Assembly of 1959 Buick Power Brakes Unit
- Clamp 1959 Buick hydraulic master cylinder body in vise with threaded outlet hole straight up. Into this hole, place check valve spring. Place new check valve, concave side out, on spring. Place new gasket and stretch new seat washer onto head nut. Set head nut squarely against check valve and press against spring to hold check valve in position while head nut is started in threads. Run down finger tight, back off one or two turns to allow check valve to center, then torque to 90 ft. lbs.
- Reposition hydraulic cylinder body in vise so that reservoir is up. Place gasket and reservoir cover assembly on body and replace six screws. Place gasket on filler cap and tighten in tube.
- Reposition hydraulic cylinder in vise with large bore straight up. Wipe bore and threads with a thin coat of clean brake fluid.
- Into bore, set conical primary cup retainer with notched end in first. Dip primary cup in clean brake fluid and install lip side first over retainer. Center lip of cup must fit into end of retainer. Set primary cup ring of thin blued steel on flat of primary cup. With notched face out, place piston bearing on primary cup ring with hub of bearing fitting into opening in cup, then press home to solid seat. Now set dark secondary cup retainer over center of bearing. Position secondary cup expander on retainer with notched side in.
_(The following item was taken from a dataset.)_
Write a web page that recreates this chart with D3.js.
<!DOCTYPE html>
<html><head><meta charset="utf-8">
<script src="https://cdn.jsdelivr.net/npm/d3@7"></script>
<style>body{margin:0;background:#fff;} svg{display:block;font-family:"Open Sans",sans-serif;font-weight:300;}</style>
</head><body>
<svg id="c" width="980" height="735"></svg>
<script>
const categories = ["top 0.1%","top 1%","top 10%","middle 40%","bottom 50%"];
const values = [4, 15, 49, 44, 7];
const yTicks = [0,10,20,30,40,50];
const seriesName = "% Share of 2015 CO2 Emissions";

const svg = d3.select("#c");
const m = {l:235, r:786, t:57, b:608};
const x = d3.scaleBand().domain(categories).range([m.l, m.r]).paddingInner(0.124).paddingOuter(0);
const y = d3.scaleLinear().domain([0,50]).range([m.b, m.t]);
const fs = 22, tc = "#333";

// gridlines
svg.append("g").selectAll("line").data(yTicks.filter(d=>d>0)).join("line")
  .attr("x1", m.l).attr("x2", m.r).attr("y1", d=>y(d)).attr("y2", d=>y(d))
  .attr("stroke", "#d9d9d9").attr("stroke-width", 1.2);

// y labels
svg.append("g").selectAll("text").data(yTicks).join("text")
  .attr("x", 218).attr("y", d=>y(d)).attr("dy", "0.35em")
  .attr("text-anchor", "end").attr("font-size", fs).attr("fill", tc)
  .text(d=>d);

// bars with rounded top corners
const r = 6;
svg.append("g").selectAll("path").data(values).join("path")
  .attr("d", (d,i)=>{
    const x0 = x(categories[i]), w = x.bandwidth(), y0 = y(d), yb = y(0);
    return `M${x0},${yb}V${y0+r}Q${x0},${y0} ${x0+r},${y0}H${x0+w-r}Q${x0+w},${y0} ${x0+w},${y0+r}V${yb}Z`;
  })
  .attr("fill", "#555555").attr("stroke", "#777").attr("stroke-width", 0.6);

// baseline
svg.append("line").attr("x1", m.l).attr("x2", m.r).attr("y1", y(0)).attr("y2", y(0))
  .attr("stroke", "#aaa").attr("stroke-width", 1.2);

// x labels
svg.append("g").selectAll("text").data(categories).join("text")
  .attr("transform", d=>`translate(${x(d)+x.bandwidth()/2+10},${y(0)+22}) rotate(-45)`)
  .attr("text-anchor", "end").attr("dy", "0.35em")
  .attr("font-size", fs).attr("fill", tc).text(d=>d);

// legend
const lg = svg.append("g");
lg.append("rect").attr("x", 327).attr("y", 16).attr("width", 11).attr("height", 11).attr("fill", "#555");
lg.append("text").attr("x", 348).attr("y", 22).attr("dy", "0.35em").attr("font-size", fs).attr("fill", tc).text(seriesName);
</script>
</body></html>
- On master cylinder plug, install two annular rings on first and third grooves of plug. Do not place an annular ring in center groove which has four small vent holes. Install vacuum cup in bottom of bore flat side down. Position light colored vacuum cup retainer on seal, then install flat secondary cup support on shoulder in bore. Place secondary cup flat side down against support.
- Moisten annular rings on plug with clean brake fluid and screw plug assembly into hydraulic body, checking to see that secondary cup retainer and expander are centered. Use Wrench J-5794 to tighten plug to 30 ft. lbs. Set assembled hydraulic cylinder aside and protect from dirt or damage.
- To assemble floating valve assembly, press flat side of diaphragm retainer (smaller retainer) into diaphragm. See figure 9-19. Hold flat side of retainer plate (larger retainer) against flat side of diaphragm while pressing floating control valve through center hole of diaphragm. Use thumbs to stretch diaphragm over hub of floating control valve, then press spring retainer over valve hub and diaphragm lip. Lubricate O.D. of floating valve with Dynaflow oil and press into place in power piston with rubber face of floating control valve facing in. See figure 9-22.
Hold pressure while sliding piston guide down over hydraulic piston for installation of screws. Note that reaction levers must hold position, piston guide must clamp leather cup while expander and wick hold position under cup, and all holes must align-all at the same time. When correct, install screws. NOTE: To assure that reaction levers are all properly seated, check to see that hydraulic piston has a slight endwise movement in power piston assembly.
(The body of the gauge sets against the smaller reaction plate while the pin of the gauge extends through to contact the hydraulic piston.) Now turn whole assembly over to bring gauge on top and observe gauge pin in gauge body. CAUTION: Hydraulic master cylinder piston must be at lowest limit for correct use of gauge. Do not hold assembly by hydraulic piston or allow hydraulic piston to contact bench.
Place gasket against vacuum tube flange. Push piston assembly into housing past vacuum tube hole and insert vacuum tube through hole. Vacuum tube will now hold power piston in place. Slide vacuum hose onto vacuum tube. Hold piston assembly in until vacuum tube attaching screws are tightened, then release piston slowly against tube.